→ **Exercise objective**: Without the pictures, return all of the material exactly as written.

→ **Provided data**:
* begin *

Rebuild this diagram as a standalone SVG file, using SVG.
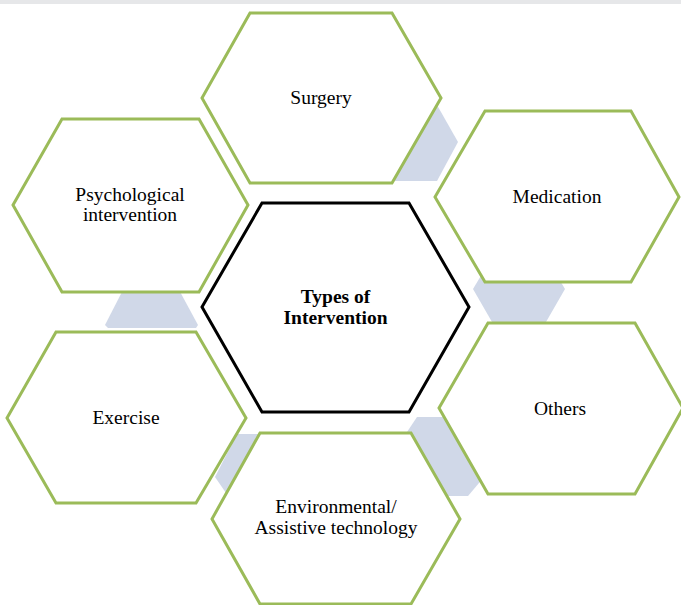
<svg xmlns="http://www.w3.org/2000/svg" width="681" height="605" viewBox="0 0 681 605">
  <style>
    .hex { fill: #ffffff; stroke: #9bbb59; stroke-width: 3; stroke-linejoin: miter; }
    .hub { fill: #ffffff; stroke: #000000; stroke-width: 3; stroke-linejoin: miter; }
    .link { fill: #d0d8e8; stroke: none; }
    .label { font-family: "Liberation Serif", "Times New Roman", serif; font-size: 19.5px; fill: #000000; text-anchor: middle; }
    .title { font-weight: bold; }
  </style>

  <rect x="0" y="0" width="681" height="605" fill="#ffffff"/>
  <rect x="0" y="0" width="681" height="4" fill="#e6e7e9"/>

  <!-- small hexagonal links sitting behind the cells -->
  <g id="connectors">
    <polygon class="link" points="387,105 437,105 458,142 437,181 387,181 366,142"/>
    <polygon class="link" points="494,254 544,254 565,289 546,322 492,322 473,289"/>
    <polygon class="link" points="417,417 450,417 490,470 468,496 448,496 405,435"/>
    <polygon class="link" points="237,434 265,434 250,480 226,493 215,477"/>
    <polygon class="link" points="124,288 178,288 198,325 196,328 108,328 105,325"/>
  </g>

  <g id="surgery">
    <polygon class="hex" points="250,13 392,13 441,98 392,183 250,183 202,98"/>
    <text class="label" x="321" y="104">Surgery</text>
  </g>

  <g id="medication">
    <polygon class="hex" points="485,111 631,111 679,197 631,282 485,282 435,197"/>
    <text class="label" x="557" y="203">Medication</text>
  </g>

  <g id="others">
    <polygon class="hex" points="488,323 635,323 683,408 635,494 488,494 439,408"/>
    <text class="label" x="560" y="415">Others</text>
  </g>

  <g id="environmental">
    <polygon class="hex" points="260,433 411,433 460,519 411,604 260,604 212,519"/>
    <text class="label" x="336" y="513">Environmental/</text>
    <text class="label" x="336" y="534">Assistive technology</text>
  </g>

  <g id="exercise">
    <polygon class="hex" points="56,332 196,332 246,418 196,503 56,503 7,418"/>
    <text class="label" x="126" y="424">Exercise</text>
  </g>

  <g id="psychological">
    <polygon class="hex" points="62,119 199,119 248,205 199,292 62,292 13,205"/>
    <text class="label" x="130" y="201">Psychological</text>
    <text class="label" x="130" y="221">intervention</text>
  </g>

  <g id="types-of-intervention">
    <polygon class="hub" points="262,203 409,203 469,307 409,412 262,412 202,307"/>
    <text class="label title" x="335.5" y="303">Types of</text>
    <text class="label title" x="335.5" y="324">Intervention</text>
  </g>
</svg>
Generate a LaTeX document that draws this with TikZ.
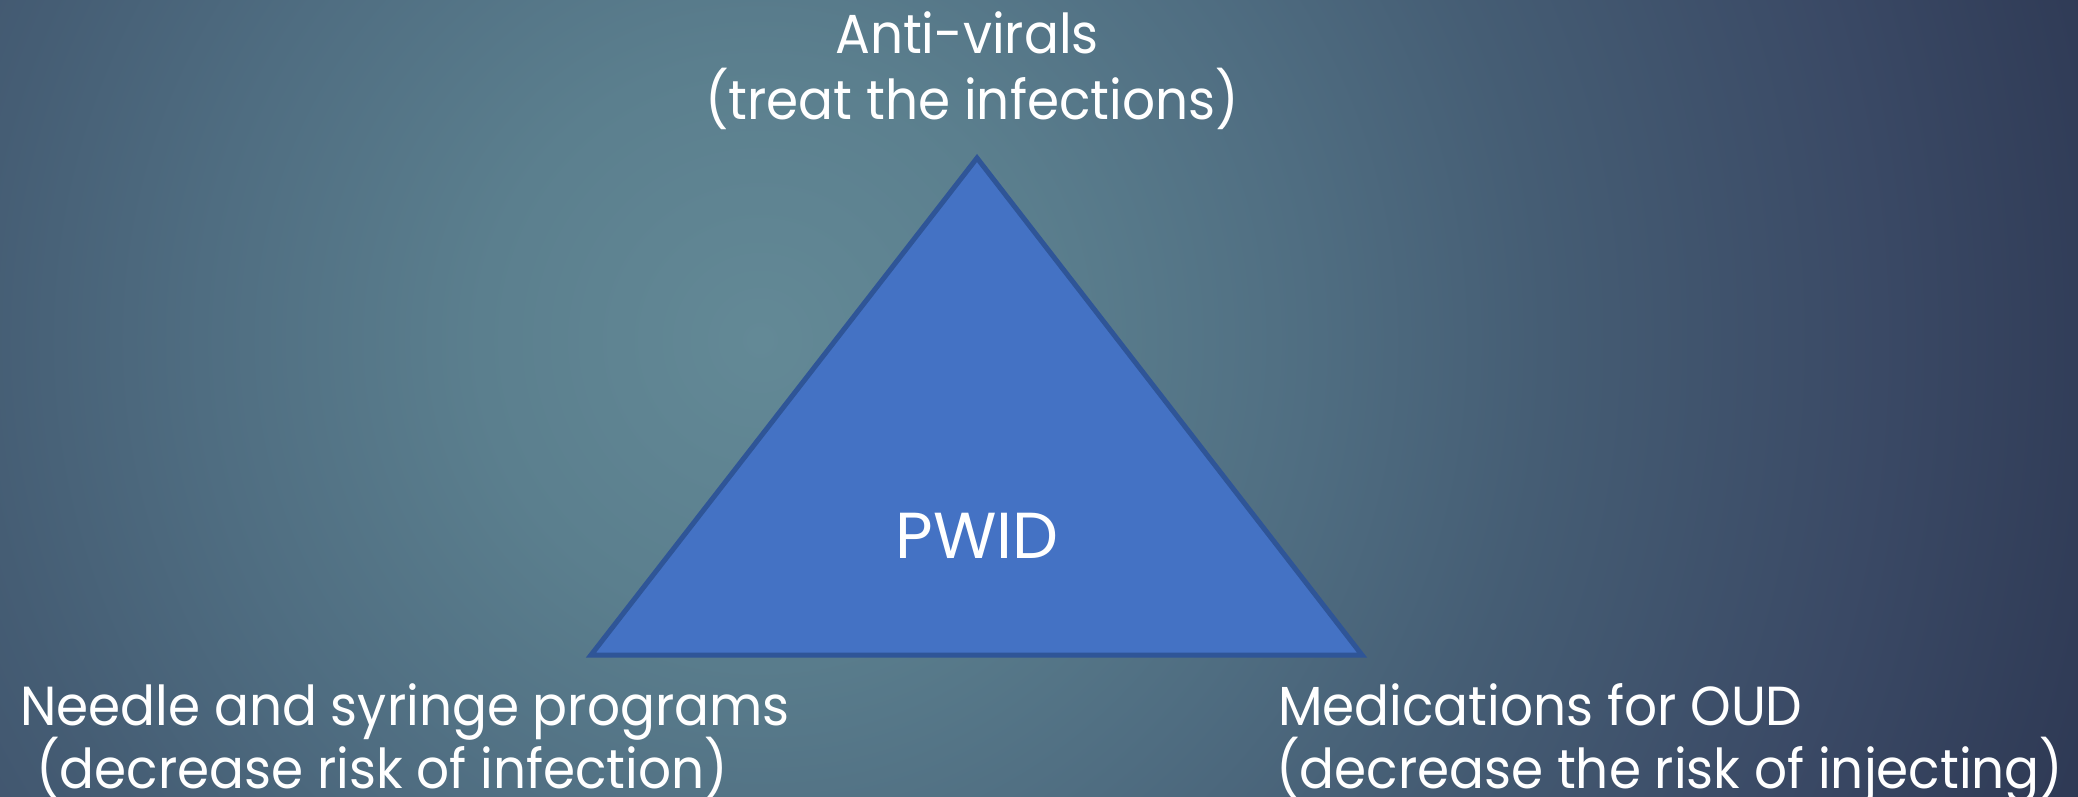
\documentclass[tikz,border=0pt]{standalone}
\usepackage{fontspec}
\setmainfont{Poppins}[FakeStretch=0.94]
\newfontfamily\pwidfont{Poppins}
\definecolor{bgA}{HTML}{638996}
\definecolor{bgB}{HTML}{5B7F8E}
\definecolor{bgC}{HTML}{4F6D81}
\definecolor{bgD}{HTML}{455D74}
\definecolor{bgE}{HTML}{3A4965}
\definecolor{bgF}{HTML}{2E3954}
\definecolor{triFill}{HTML}{4472C4}
\definecolor{triLine}{HTML}{2F5597}
\pgfdeclareradialshading{bgshade}{\pgfpoint{0bp}{0bp}}{%
  color(0bp)=(bgA); color(5bp)=(bgB); color(10bp)=(bgC); color(14bp)=(bgD); color(20bp)=(bgE); color(25bp)=(bgF); color(50bp)=(bgF)}
\tikzset{
  lbl/.style={text=white, inner sep=0pt, font=\fontsize{55}{65}\selectfont},
  centerlbl/.style={text=white, inner sep=0pt, font=\pwidfont\fontsize{65}{72}\selectfont},
  tri/.style={fill=triFill, draw=triLine, line width=5pt, line join=miter}
}
\begin{document}
\begin{tikzpicture}[x=1pt, y=-1pt]
  \useasboundingbox (0,0) rectangle (2078,796);
  \begin{scope}
    \clip (0,0) rectangle (2078,796);
    \fill[bgF] (0,0) rectangle (2078,796);
    \shade[shading=bgshade] (760,340) circle[radius=1400];
  \end{scope}
  \coordinate (apex) at (977,158);
  \coordinate (bl) at (591,655);
  \coordinate (br) at (1362,655);
  \draw[tri] (apex) -- (bl) -- (br) -- cycle;
  \node[centerlbl, anchor=base] (pwid) at (977,558) {PWID};
  \node[lbl, anchor=base] (top1) at (967,53) {Anti-virals};
  \node[lbl, anchor=base] (top2) at (972,119) {(treat the infections)};
  \node[lbl, anchor=base west] (left1) at (20,725) {Needle and syringe programs};
  \node[lbl, anchor=base west] (left2) at (36,788) {(decrease risk of infection)};
  \node[lbl, anchor=base west] (right1) at (1278,725) {Medications for OUD};
  \node[lbl, anchor=base west] (right2) at (1276,788) {(decrease the risk of injecting)};
\end{tikzpicture}
\end{document}
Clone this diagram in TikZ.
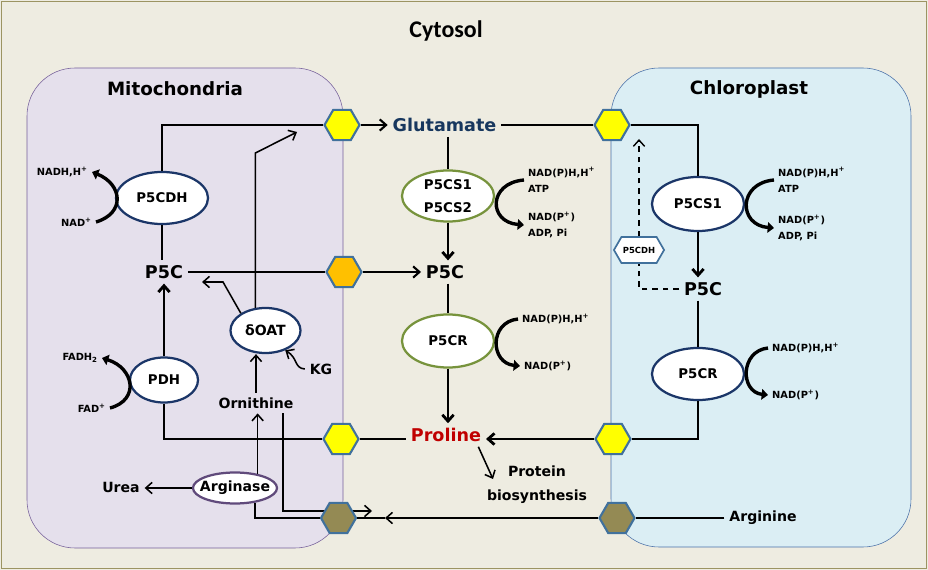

* end *

→ **Reply**:
Rebuild this diagram as a standalone SVG file, using SVG.
<svg xmlns="http://www.w3.org/2000/svg" width="681" height="605" viewBox="0 0 681 605">
  <style>
    .hex { fill: #ffffff; stroke: #9bbb59; stroke-width: 3; stroke-linejoin: miter; }
    .hub { fill: #ffffff; stroke: #000000; stroke-width: 3; stroke-linejoin: miter; }
    .link { fill: #d0d8e8; stroke: none; }
    .label { font-family: "Liberation Serif", "Times New Roman", serif; font-size: 19.5px; fill: #000000; text-anchor: middle; }
    .title { font-weight: bold; }
  </style>

  <rect x="0" y="0" width="681" height="605" fill="#ffffff"/>
  <rect x="0" y="0" width="681" height="4" fill="#e6e7e9"/>

  <!-- small hexagonal links sitting behind the cells -->
  <g id="connectors">
    <polygon class="link" points="387,105 437,105 458,142 437,181 387,181 366,142"/>
    <polygon class="link" points="494,254 544,254 565,289 546,322 492,322 473,289"/>
    <polygon class="link" points="417,417 450,417 490,470 468,496 448,496 405,435"/>
    <polygon class="link" points="237,434 265,434 250,480 226,493 215,477"/>
    <polygon class="link" points="124,288 178,288 198,325 196,328 108,328 105,325"/>
  </g>

  <g id="surgery">
    <polygon class="hex" points="250,13 392,13 441,98 392,183 250,183 202,98"/>
    <text class="label" x="321" y="104">Surgery</text>
  </g>

  <g id="medication">
    <polygon class="hex" points="485,111 631,111 679,197 631,282 485,282 435,197"/>
    <text class="label" x="557" y="203">Medication</text>
  </g>

  <g id="others">
    <polygon class="hex" points="488,323 635,323 683,408 635,494 488,494 439,408"/>
    <text class="label" x="560" y="415">Others</text>
  </g>

  <g id="environmental">
    <polygon class="hex" points="260,433 411,433 460,519 411,604 260,604 212,519"/>
    <text class="label" x="336" y="513">Environmental/</text>
    <text class="label" x="336" y="534">Assistive technology</text>
  </g>

  <g id="exercise">
    <polygon class="hex" points="56,332 196,332 246,418 196,503 56,503 7,418"/>
    <text class="label" x="126" y="424">Exercise</text>
  </g>

  <g id="psychological">
    <polygon class="hex" points="62,119 199,119 248,205 199,292 62,292 13,205"/>
    <text class="label" x="130" y="201">Psychological</text>
    <text class="label" x="130" y="221">intervention</text>
  </g>

  <g id="types-of-intervention">
    <polygon class="hub" points="262,203 409,203 469,307 409,412 262,412 202,307"/>
    <text class="label title" x="335.5" y="303">Types of</text>
    <text class="label title" x="335.5" y="324">Intervention</text>
  </g>
</svg>
Generate a LaTeX document that draws this with TikZ.
\documentclass[tikz,border=0pt]{standalone}
\usepackage{fontspec}
\setmainfont{Poppins}[FakeStretch=0.94]
\newfontfamily\pwidfont{Poppins}
\definecolor{bgA}{HTML}{638996}
\definecolor{bgB}{HTML}{5B7F8E}
\definecolor{bgC}{HTML}{4F6D81}
\definecolor{bgD}{HTML}{455D74}
\definecolor{bgE}{HTML}{3A4965}
\definecolor{bgF}{HTML}{2E3954}
\definecolor{triFill}{HTML}{4472C4}
\definecolor{triLine}{HTML}{2F5597}
\pgfdeclareradialshading{bgshade}{\pgfpoint{0bp}{0bp}}{%
  color(0bp)=(bgA); color(5bp)=(bgB); color(10bp)=(bgC); color(14bp)=(bgD); color(20bp)=(bgE); color(25bp)=(bgF); color(50bp)=(bgF)}
\tikzset{
  lbl/.style={text=white, inner sep=0pt, font=\fontsize{55}{65}\selectfont},
  centerlbl/.style={text=white, inner sep=0pt, font=\pwidfont\fontsize{65}{72}\selectfont},
  tri/.style={fill=triFill, draw=triLine, line width=5pt, line join=miter}
}
\begin{document}
\begin{tikzpicture}[x=1pt, y=-1pt]
  \useasboundingbox (0,0) rectangle (2078,796);
  \begin{scope}
    \clip (0,0) rectangle (2078,796);
    \fill[bgF] (0,0) rectangle (2078,796);
    \shade[shading=bgshade] (760,340) circle[radius=1400];
  \end{scope}
  \coordinate (apex) at (977,158);
  \coordinate (bl) at (591,655);
  \coordinate (br) at (1362,655);
  \draw[tri] (apex) -- (bl) -- (br) -- cycle;
  \node[centerlbl, anchor=base] (pwid) at (977,558) {PWID};
  \node[lbl, anchor=base] (top1) at (967,53) {Anti-virals};
  \node[lbl, anchor=base] (top2) at (972,119) {(treat the infections)};
  \node[lbl, anchor=base west] (left1) at (20,725) {Needle and syringe programs};
  \node[lbl, anchor=base west] (left2) at (36,788) {(decrease risk of infection)};
  \node[lbl, anchor=base west] (right1) at (1278,725) {Medications for OUD};
  \node[lbl, anchor=base west] (right2) at (1276,788) {(decrease the risk of injecting)};
\end{tikzpicture}
\end{document}
Clone this diagram in TikZ.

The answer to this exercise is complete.